--- Start Records ---
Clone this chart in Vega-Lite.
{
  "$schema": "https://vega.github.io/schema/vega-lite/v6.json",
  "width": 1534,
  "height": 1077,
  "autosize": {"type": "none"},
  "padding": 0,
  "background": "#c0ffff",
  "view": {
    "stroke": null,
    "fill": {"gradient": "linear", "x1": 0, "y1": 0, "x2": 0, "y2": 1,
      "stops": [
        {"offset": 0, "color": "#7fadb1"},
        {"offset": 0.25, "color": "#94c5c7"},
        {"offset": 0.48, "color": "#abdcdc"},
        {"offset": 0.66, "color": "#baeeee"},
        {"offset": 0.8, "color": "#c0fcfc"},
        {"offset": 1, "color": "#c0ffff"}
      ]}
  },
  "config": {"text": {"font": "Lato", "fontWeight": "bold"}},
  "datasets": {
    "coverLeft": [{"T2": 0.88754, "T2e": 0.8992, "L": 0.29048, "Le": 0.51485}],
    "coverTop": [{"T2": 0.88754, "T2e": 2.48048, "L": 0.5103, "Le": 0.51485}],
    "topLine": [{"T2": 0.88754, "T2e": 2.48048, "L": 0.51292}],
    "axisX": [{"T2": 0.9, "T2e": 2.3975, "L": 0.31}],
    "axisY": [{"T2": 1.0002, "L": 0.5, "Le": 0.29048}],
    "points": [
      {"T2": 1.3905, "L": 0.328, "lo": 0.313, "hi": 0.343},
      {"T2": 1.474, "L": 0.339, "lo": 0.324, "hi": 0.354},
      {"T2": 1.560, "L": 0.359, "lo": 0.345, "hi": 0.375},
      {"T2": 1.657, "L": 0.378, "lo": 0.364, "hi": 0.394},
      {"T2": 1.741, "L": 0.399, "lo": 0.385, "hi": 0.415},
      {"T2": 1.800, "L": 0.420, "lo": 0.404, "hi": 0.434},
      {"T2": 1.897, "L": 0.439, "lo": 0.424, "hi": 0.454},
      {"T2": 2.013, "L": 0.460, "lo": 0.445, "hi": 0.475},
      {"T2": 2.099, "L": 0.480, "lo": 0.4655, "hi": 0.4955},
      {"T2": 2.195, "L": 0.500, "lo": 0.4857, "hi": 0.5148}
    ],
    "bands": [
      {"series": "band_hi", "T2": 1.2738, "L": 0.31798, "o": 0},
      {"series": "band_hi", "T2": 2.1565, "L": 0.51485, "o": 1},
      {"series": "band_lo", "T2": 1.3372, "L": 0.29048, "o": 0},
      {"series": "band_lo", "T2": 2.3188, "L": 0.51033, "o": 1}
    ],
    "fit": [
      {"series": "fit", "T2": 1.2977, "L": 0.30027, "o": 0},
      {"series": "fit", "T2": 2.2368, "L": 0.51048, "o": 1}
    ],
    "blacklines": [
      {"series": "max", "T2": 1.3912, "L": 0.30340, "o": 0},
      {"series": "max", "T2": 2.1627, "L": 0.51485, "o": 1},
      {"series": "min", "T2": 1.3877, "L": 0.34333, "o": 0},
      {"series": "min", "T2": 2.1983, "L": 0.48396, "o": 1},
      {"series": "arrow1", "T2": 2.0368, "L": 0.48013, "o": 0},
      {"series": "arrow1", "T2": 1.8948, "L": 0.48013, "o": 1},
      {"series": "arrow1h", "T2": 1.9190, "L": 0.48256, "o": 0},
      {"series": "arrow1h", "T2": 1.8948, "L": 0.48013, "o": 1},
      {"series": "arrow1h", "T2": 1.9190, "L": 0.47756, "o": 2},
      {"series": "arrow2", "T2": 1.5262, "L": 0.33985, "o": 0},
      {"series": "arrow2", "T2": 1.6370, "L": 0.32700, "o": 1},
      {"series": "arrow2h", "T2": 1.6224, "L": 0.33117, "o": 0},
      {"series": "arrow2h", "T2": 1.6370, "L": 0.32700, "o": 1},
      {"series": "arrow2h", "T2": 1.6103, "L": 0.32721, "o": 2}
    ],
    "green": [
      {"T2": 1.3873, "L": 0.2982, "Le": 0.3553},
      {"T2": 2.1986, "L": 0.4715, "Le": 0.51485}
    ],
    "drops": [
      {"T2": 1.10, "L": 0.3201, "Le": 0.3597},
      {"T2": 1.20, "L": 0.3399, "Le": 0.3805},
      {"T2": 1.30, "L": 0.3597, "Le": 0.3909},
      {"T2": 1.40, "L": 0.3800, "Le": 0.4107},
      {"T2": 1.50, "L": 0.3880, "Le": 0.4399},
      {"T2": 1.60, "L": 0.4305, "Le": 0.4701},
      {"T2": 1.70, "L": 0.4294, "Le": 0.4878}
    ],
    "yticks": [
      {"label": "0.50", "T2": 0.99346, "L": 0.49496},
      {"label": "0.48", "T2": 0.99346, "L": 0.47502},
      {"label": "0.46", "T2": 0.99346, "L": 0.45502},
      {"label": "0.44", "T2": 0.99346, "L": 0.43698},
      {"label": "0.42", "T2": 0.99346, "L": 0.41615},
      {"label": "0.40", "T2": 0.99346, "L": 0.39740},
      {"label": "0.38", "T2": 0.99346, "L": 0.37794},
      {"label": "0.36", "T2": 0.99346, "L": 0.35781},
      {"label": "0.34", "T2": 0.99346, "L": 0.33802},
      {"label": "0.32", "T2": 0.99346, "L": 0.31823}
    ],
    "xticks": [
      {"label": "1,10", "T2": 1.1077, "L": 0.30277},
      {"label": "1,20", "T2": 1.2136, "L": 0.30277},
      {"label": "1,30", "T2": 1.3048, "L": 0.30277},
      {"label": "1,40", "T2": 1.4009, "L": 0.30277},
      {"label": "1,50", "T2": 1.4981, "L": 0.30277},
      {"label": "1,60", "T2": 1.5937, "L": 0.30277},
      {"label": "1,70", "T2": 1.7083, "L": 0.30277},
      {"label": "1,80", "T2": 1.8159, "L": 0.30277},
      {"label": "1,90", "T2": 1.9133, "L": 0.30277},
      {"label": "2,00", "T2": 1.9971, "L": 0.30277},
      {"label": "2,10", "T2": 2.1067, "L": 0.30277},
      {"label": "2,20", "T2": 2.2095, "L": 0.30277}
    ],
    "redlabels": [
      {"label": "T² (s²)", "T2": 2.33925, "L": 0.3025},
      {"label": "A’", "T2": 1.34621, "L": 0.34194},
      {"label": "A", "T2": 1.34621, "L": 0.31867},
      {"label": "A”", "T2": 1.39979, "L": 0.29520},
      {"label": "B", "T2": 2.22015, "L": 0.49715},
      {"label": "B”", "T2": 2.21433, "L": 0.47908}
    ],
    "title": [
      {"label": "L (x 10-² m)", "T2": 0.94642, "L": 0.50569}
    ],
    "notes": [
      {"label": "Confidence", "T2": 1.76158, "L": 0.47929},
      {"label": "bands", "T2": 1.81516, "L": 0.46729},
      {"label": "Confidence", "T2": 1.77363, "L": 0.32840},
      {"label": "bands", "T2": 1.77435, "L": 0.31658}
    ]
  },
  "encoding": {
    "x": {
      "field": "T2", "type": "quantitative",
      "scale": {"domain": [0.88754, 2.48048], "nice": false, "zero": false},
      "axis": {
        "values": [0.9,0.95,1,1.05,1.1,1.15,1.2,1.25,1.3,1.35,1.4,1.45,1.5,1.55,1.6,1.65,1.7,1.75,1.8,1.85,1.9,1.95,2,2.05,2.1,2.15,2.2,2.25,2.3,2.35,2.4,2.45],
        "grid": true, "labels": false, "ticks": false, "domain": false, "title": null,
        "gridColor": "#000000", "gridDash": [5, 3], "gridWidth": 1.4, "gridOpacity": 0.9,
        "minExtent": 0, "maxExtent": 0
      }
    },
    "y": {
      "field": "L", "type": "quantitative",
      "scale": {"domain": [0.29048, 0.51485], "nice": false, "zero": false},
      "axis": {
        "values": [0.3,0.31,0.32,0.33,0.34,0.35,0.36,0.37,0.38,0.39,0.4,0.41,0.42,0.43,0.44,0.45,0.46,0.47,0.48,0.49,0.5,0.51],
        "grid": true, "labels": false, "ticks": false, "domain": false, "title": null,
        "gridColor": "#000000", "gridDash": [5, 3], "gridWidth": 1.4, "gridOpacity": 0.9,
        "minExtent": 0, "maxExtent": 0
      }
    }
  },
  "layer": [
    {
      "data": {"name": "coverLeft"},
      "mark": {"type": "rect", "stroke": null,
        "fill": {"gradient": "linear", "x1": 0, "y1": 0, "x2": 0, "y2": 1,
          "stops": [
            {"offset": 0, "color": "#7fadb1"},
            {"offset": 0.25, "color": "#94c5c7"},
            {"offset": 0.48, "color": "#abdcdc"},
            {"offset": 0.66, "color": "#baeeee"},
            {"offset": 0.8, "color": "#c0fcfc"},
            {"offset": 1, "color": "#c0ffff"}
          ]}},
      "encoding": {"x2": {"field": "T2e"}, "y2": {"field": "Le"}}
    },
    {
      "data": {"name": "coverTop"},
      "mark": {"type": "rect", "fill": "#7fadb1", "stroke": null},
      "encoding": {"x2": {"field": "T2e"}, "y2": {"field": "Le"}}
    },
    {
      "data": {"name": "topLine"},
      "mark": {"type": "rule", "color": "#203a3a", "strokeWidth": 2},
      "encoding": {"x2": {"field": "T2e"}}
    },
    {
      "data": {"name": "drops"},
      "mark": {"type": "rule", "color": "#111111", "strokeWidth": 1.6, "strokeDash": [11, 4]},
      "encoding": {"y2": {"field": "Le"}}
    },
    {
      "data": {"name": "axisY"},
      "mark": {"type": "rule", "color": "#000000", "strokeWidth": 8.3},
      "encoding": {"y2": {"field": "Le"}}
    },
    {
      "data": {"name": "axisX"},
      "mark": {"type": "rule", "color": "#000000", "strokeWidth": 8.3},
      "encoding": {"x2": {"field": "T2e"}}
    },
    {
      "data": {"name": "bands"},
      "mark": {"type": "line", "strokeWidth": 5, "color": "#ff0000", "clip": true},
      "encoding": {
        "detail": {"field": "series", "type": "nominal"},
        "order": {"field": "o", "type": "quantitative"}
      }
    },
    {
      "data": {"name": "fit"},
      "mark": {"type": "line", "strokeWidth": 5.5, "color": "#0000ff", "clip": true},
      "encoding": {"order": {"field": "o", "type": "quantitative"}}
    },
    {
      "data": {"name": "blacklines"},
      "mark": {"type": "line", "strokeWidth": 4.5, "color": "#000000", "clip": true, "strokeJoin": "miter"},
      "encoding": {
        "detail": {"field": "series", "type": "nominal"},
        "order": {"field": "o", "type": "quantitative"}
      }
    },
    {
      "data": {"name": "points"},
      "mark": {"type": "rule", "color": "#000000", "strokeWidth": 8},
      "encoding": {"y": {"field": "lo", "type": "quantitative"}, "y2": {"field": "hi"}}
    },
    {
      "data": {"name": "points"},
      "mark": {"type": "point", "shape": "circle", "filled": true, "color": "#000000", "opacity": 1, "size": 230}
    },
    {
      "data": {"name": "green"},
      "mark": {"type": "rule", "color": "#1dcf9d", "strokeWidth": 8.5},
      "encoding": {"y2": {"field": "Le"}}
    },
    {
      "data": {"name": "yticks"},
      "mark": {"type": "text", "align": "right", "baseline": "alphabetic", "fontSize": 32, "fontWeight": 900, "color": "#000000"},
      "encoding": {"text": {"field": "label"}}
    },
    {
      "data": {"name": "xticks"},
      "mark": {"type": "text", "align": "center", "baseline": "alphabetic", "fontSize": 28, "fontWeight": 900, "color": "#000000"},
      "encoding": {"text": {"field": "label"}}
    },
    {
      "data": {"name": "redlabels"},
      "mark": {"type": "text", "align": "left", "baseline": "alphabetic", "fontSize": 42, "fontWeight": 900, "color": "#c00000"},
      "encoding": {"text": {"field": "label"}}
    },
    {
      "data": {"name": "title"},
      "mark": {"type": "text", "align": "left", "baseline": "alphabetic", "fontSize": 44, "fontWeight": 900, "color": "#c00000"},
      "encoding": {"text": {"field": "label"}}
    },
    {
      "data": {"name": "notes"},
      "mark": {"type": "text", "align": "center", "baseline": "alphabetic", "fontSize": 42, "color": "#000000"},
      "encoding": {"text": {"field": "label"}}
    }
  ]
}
--- End Records ---
--- Start Records ---
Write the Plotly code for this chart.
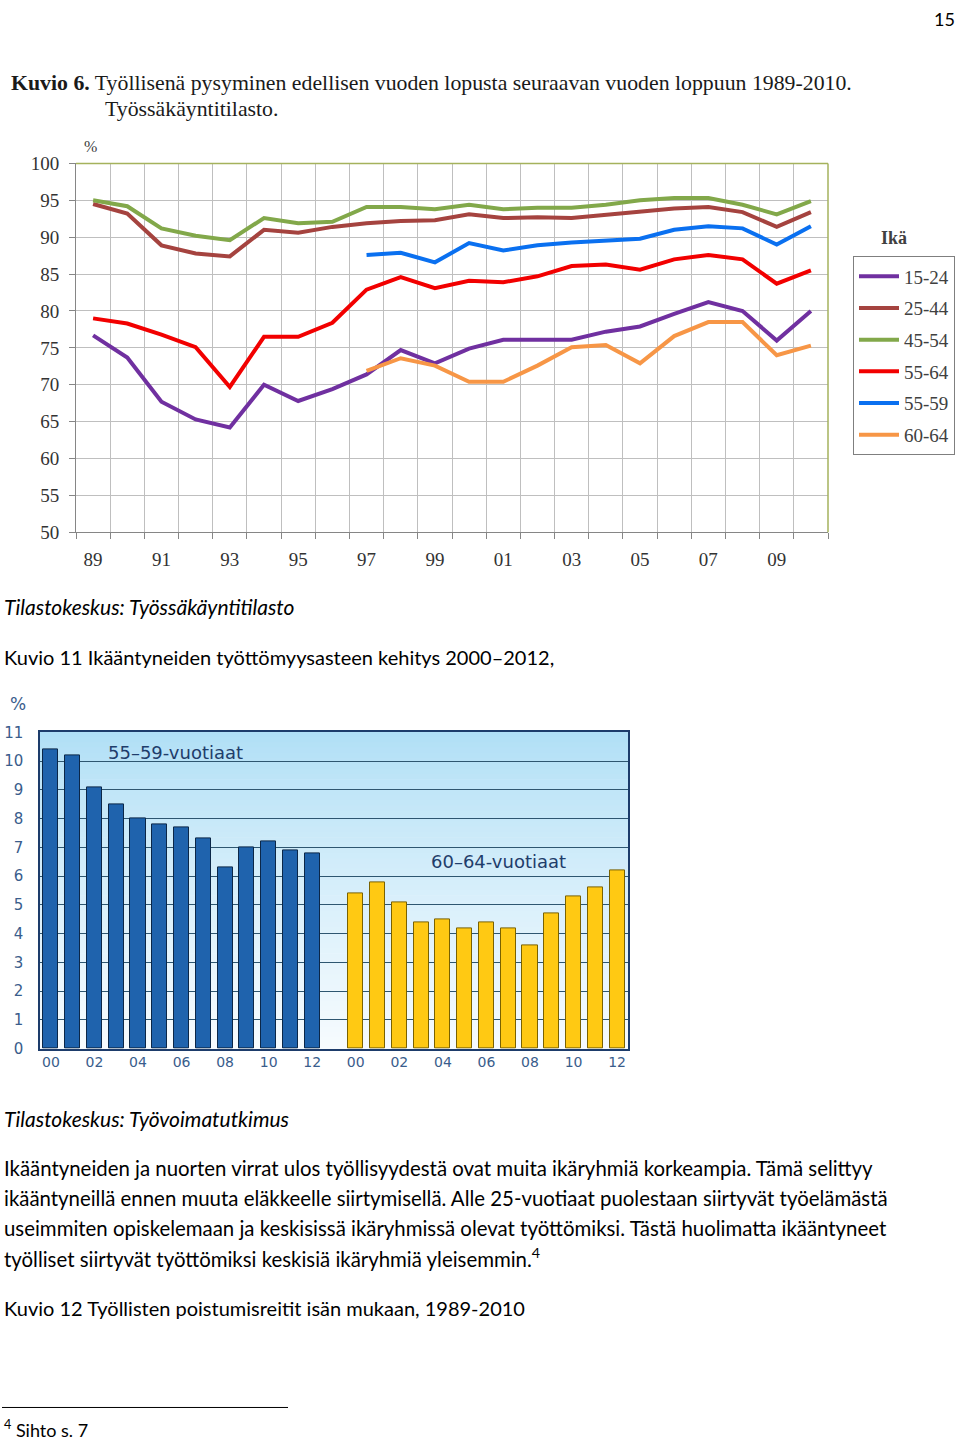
--- End Records ---
Set task.
Answer with one number: how many lines in the listing hold "this".

Solved problem.
2